I have considered moving, in fact we hope to move within the next few months work allowing, I just have to finish the work I’m doing at University and then, as long as we can find work, we will move.
I’m not familiar with Oshawa, but I’ll trust your judgement as to whether it’s a nice place or not. I agree that, to a certain extent, life is what we make it. Please don’t misunderstand me, in general I do not have a bad life, I enjoy what I do and have a good family life.
Fair point about the site, I was in a hurry and it was one of the first I came across.
True, perhaps there is cause for optimism. I have to admit that I generally look on the pessimistic side of things, it’s nice to occasionally have that view challenged and to try to think that people are not all bad.

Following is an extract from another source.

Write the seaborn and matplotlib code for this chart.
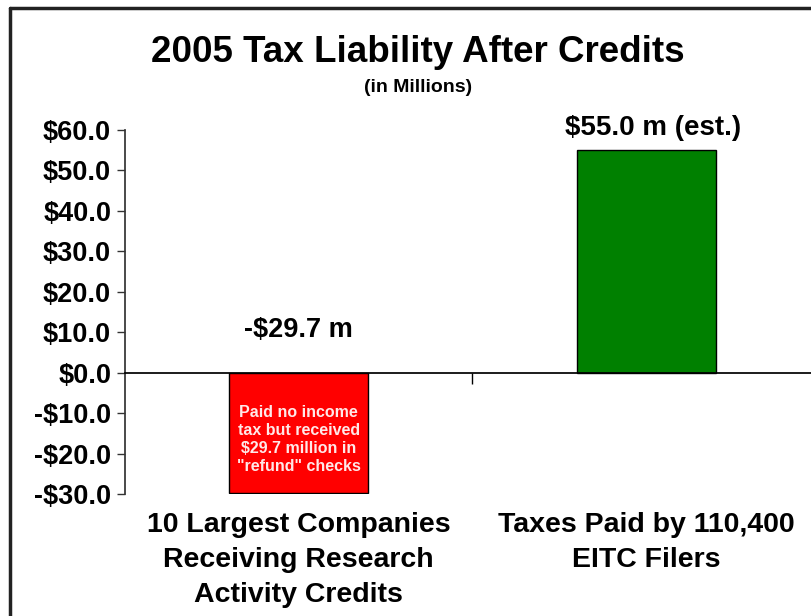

2+2=7 is a factual matter of arithmetic; it is objectively false. The issue of whether life’s joy is worth its pain is a subjective issue of personal preference. It’s no sillier to say that, for me, pain trumps joy than it is to say that, for you, the reverse is true. It’s no sillier to prefer broccoli to cake than it is to prefer cake to broccoli, regardless of how uncommon that preference may be.

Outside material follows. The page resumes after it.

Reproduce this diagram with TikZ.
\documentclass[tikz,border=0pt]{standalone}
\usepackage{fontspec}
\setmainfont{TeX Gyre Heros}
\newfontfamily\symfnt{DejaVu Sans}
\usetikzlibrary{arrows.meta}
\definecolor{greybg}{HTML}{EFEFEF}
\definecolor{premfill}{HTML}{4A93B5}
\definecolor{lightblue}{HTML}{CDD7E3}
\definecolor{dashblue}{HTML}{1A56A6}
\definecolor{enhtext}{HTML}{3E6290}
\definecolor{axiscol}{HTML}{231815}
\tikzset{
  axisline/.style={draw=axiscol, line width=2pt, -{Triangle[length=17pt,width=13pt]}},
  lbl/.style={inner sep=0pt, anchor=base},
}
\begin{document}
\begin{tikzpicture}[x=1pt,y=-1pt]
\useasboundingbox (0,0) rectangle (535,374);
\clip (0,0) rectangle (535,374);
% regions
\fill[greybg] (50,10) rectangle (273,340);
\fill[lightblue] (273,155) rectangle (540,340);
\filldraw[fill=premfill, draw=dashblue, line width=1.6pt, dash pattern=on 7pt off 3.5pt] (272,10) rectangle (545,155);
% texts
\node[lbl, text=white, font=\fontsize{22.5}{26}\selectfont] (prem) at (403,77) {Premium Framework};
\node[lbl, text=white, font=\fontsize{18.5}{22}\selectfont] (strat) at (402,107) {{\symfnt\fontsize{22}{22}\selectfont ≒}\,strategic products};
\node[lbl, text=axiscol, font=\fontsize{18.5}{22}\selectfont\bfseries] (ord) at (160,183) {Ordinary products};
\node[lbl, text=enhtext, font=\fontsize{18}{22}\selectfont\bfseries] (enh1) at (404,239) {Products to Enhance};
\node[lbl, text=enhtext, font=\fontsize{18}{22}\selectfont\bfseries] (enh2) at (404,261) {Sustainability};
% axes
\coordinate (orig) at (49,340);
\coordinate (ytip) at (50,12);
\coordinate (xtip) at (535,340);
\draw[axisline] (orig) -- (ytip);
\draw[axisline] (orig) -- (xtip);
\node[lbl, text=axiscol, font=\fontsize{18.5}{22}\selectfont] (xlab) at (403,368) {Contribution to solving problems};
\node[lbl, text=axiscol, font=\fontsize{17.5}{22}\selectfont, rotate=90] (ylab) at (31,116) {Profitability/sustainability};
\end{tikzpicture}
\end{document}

I’ve in no way denied that I like (and love!) plenty of things about life. What I’m saying is that I don’t feel that having these likable things is worth having to deal with the painful parts of life. I’d rather forgo both than to experience both.
Regarding the “elephant in the antinatalist room”: You seem to be asserting that it’s impossible for anyone who claims to prefer death to be sincere, since the person making the claim is obviously alive and has not accomplished their stated preference. All I can say is that I strongly disagree - it seems obvious to me that people can and do desire things without attaining them (or even trying to attain them), for numerous and varied reasons.

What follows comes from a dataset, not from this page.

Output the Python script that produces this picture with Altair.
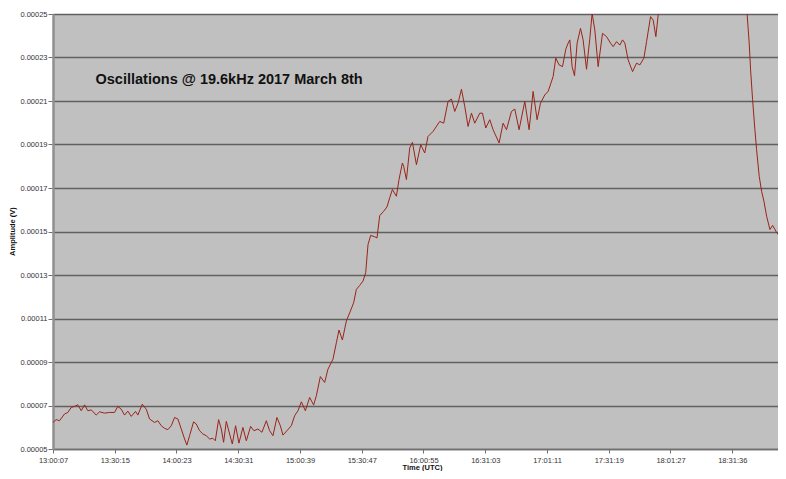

I can’t deny that the vast majority of people appear to feel that experiencing the joy of life is worth enduring the pain. I’d be more comfortable with using that as a justification for the ethicalness of having children if it wasn’t for the fact society prevents people who feel differently from ending their lives.
By having a child, you’re betting that the kid will find enough joy to make up for the pain, while at the same time knowing that if they don’t, they will be declared mentally ill and locked up for attempting to act in accordance with their preference. If people were allowed to simply check out of life via painless means whenever they chose, I’d be more comfortable with the idea of bringing new life into the world.
Um, no, I don’t know that. Indeed, precious few people here are ever “locked up” for being mentally ill for any reason at all.
And frankly, if someone WANTS to die, they won’t be around long enough to be locked up. A person who sincerely and honestly wants out can find any number of ways guaranteed not to fail.
I wonder how hard it would be for me to find people who attempted suicide, did not succeed, and would not sincerely admit they didn’t want to die but weren’t in their right minds or were simply desperate for help. I bet it wouldn’t be hard to find lots of them.
Did you miss the part where I said I was one of the luckiest people in the world? The point is that even the best of lives contain suffering. Just because it’s trivial compared to the suffering in other lives, and of course there are lives that contain much much more suffering, doesn’t make it any more pleasant.
I think the reason a lot of people reject this view is because it makes them feel worse about their own lives.